• [Stated problem]
Do any lines in the data below contain "uses"? If so, copy every one of them.

══════

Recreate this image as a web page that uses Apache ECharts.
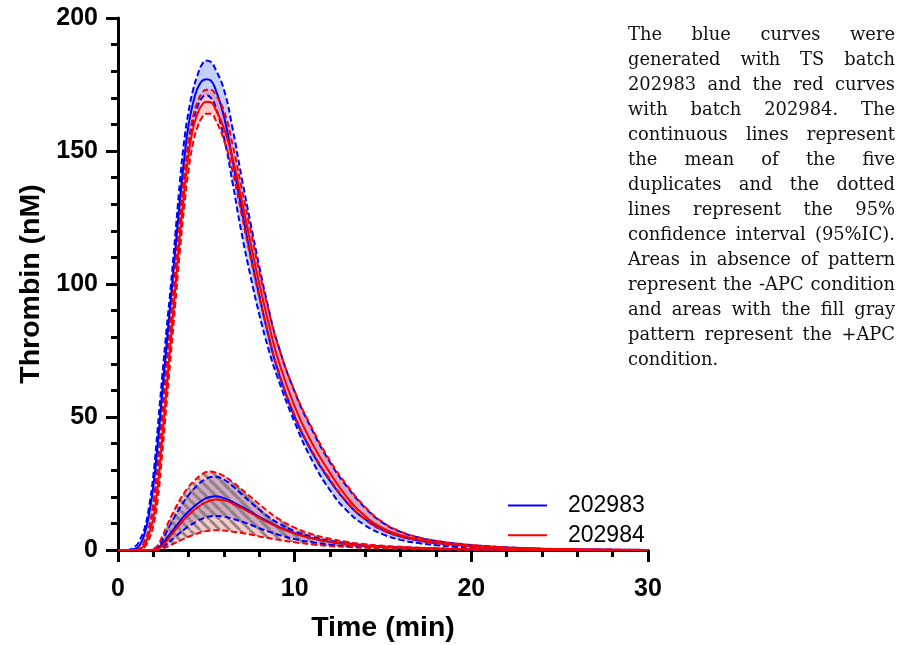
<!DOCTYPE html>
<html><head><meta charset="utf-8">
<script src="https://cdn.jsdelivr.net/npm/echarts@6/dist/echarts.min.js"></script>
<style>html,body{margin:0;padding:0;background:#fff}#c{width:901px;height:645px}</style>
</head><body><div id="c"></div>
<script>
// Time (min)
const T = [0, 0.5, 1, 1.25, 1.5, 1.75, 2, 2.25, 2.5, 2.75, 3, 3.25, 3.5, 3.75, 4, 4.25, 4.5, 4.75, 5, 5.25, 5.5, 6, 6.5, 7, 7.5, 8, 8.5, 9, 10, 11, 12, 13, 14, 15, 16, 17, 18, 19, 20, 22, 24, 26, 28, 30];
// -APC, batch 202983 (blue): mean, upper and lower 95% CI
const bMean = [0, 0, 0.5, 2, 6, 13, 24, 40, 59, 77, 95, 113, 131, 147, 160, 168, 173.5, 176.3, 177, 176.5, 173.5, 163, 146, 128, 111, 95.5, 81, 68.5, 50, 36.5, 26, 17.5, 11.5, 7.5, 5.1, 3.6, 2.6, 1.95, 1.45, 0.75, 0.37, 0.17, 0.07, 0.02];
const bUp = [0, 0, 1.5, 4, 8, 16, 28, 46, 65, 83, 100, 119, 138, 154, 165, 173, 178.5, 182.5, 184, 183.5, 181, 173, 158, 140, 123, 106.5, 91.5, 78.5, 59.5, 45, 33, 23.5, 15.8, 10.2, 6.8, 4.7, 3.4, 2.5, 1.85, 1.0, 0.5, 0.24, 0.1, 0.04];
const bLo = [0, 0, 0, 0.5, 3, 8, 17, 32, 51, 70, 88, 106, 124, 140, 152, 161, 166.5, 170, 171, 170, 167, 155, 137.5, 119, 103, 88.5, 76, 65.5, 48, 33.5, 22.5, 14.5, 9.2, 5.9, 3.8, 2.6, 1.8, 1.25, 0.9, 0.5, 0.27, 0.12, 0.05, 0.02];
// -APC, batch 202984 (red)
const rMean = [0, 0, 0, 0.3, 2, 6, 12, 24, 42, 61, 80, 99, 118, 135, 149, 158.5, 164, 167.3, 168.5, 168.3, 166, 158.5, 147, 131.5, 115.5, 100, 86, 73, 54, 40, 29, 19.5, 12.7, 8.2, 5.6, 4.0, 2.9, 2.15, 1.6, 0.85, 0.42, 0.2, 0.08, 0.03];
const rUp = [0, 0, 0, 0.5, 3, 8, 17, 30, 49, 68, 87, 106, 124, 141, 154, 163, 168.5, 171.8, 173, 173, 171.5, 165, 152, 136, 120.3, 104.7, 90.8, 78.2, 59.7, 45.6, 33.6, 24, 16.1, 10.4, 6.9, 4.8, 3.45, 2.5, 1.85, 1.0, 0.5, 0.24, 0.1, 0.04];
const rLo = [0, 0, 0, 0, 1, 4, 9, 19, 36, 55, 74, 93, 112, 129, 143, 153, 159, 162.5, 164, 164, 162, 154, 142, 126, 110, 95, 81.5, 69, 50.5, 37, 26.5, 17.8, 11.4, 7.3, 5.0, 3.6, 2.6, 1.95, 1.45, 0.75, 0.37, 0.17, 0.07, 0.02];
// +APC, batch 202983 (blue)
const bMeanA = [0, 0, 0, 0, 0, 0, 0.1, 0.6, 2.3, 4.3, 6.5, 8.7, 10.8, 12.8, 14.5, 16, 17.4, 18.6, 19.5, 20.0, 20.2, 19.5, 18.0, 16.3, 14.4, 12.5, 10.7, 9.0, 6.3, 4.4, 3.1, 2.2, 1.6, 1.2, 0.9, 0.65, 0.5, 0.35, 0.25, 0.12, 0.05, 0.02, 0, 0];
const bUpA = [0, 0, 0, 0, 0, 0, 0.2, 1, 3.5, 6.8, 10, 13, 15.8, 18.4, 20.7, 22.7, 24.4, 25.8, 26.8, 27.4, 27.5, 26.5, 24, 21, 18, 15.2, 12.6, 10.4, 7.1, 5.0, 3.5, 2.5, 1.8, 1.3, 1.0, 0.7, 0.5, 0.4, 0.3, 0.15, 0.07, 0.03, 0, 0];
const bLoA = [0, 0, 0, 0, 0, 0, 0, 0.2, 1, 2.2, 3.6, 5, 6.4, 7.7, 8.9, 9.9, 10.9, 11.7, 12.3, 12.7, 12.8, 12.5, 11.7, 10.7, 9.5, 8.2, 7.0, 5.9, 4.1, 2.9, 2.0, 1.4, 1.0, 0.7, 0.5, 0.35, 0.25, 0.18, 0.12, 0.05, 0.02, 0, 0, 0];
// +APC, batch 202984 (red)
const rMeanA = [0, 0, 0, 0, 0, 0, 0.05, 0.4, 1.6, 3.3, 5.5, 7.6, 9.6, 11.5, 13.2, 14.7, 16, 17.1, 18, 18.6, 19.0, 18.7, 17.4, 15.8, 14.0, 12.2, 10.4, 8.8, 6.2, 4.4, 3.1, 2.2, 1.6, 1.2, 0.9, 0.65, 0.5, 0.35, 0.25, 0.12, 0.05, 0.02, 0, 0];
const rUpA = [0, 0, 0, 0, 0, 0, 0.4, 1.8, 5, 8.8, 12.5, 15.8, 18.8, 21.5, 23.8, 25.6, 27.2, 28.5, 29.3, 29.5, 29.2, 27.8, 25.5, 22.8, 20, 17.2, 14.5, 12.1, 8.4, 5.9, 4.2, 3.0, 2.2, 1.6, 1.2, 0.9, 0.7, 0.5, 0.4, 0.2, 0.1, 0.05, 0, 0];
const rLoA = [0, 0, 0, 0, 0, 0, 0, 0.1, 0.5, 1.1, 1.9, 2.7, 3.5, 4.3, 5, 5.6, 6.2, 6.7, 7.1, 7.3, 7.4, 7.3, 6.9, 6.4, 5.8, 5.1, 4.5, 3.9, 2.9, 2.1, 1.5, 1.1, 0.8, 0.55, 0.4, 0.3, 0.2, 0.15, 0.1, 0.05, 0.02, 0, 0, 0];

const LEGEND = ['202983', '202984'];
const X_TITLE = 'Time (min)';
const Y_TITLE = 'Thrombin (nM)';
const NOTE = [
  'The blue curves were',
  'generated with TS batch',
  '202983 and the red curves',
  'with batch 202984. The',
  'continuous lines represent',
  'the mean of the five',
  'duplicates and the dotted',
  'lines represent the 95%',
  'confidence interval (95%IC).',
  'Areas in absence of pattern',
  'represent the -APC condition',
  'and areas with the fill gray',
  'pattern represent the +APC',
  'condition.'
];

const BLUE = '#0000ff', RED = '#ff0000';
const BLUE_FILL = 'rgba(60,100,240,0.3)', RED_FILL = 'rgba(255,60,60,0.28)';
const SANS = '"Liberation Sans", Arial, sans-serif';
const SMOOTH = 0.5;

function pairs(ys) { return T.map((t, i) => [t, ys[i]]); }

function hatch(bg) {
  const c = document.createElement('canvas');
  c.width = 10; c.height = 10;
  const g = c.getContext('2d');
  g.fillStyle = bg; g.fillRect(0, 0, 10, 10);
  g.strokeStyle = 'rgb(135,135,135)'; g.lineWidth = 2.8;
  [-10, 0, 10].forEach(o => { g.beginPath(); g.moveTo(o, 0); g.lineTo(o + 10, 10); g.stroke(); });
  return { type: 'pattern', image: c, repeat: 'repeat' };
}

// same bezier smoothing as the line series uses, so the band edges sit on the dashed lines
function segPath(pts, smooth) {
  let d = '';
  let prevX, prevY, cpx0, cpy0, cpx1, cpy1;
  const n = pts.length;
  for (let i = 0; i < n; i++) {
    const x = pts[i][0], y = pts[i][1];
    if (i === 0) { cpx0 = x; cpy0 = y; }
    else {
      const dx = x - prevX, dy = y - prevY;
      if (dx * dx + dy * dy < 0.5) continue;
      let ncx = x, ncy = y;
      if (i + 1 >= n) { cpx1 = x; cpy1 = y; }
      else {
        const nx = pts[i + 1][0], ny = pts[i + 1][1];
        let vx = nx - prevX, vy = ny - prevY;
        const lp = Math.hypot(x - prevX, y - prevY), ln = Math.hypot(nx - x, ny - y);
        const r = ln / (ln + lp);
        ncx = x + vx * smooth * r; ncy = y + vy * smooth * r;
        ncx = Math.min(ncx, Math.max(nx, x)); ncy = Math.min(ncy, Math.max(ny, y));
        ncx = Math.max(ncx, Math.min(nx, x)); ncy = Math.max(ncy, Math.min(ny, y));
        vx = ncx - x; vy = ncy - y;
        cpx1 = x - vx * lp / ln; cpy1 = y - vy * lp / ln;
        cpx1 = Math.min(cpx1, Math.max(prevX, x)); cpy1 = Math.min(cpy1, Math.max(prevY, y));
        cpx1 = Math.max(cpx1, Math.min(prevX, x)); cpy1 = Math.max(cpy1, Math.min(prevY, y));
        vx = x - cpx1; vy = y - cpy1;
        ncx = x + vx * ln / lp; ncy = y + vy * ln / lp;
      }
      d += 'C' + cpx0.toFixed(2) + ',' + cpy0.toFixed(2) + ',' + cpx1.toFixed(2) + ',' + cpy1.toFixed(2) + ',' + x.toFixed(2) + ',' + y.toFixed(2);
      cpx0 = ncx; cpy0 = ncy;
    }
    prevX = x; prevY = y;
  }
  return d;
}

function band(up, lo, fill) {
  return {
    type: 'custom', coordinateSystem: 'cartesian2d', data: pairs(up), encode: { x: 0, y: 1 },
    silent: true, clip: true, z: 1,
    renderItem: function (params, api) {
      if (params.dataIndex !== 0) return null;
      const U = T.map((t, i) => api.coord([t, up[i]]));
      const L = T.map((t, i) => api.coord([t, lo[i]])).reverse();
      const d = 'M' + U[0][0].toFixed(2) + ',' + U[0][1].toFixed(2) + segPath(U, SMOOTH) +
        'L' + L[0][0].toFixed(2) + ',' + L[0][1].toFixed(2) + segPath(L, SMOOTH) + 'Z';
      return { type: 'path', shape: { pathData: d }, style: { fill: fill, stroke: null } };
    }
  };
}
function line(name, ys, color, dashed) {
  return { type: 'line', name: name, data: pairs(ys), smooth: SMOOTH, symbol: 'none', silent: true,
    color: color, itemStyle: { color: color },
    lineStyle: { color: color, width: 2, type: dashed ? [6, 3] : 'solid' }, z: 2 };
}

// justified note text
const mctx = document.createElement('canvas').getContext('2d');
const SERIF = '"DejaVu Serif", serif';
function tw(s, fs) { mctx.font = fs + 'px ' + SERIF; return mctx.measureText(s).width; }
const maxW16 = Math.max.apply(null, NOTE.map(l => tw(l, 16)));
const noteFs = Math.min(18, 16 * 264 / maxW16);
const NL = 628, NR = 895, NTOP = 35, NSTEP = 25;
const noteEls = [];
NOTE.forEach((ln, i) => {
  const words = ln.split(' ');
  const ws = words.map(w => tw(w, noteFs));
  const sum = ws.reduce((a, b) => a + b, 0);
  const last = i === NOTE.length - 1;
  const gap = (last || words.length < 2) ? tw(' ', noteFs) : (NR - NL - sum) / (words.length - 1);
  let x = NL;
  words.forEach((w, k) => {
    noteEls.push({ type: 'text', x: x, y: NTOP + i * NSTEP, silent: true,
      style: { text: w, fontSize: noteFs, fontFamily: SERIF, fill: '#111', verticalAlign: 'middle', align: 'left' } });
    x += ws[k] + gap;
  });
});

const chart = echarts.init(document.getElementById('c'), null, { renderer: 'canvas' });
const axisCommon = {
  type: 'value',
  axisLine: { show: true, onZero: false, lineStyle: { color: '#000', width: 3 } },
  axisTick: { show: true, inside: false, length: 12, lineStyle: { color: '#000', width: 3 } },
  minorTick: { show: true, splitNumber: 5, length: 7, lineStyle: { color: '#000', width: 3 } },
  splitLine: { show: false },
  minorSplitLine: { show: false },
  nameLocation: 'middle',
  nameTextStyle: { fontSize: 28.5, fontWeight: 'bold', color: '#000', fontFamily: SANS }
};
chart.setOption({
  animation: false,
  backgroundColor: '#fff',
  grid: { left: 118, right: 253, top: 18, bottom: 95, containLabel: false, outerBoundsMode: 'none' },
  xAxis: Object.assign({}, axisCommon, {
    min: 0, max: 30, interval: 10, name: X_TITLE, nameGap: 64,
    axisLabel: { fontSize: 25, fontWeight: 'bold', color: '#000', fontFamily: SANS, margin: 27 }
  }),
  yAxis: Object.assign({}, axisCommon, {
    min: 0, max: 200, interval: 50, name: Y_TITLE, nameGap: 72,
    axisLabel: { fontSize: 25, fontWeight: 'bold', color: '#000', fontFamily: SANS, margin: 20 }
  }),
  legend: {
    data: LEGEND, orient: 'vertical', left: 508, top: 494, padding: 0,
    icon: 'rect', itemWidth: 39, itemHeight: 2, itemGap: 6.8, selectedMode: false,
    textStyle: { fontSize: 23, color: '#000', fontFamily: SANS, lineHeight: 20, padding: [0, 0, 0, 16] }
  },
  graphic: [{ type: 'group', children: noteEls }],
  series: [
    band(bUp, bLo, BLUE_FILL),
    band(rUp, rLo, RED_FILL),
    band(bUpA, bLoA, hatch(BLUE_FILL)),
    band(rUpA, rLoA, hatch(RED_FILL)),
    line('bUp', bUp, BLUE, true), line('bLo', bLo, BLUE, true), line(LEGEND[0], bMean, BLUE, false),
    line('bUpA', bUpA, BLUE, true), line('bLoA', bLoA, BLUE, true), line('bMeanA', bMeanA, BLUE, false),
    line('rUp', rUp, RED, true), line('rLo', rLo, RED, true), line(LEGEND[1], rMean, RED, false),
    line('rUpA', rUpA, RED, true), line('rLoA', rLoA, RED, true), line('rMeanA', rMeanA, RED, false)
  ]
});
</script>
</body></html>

══════

• [Correct response]
Recreate this image as a web page that uses Apache ECharts.
// same bezier smoothing as the line series uses, so the band edges sit on the dashed lines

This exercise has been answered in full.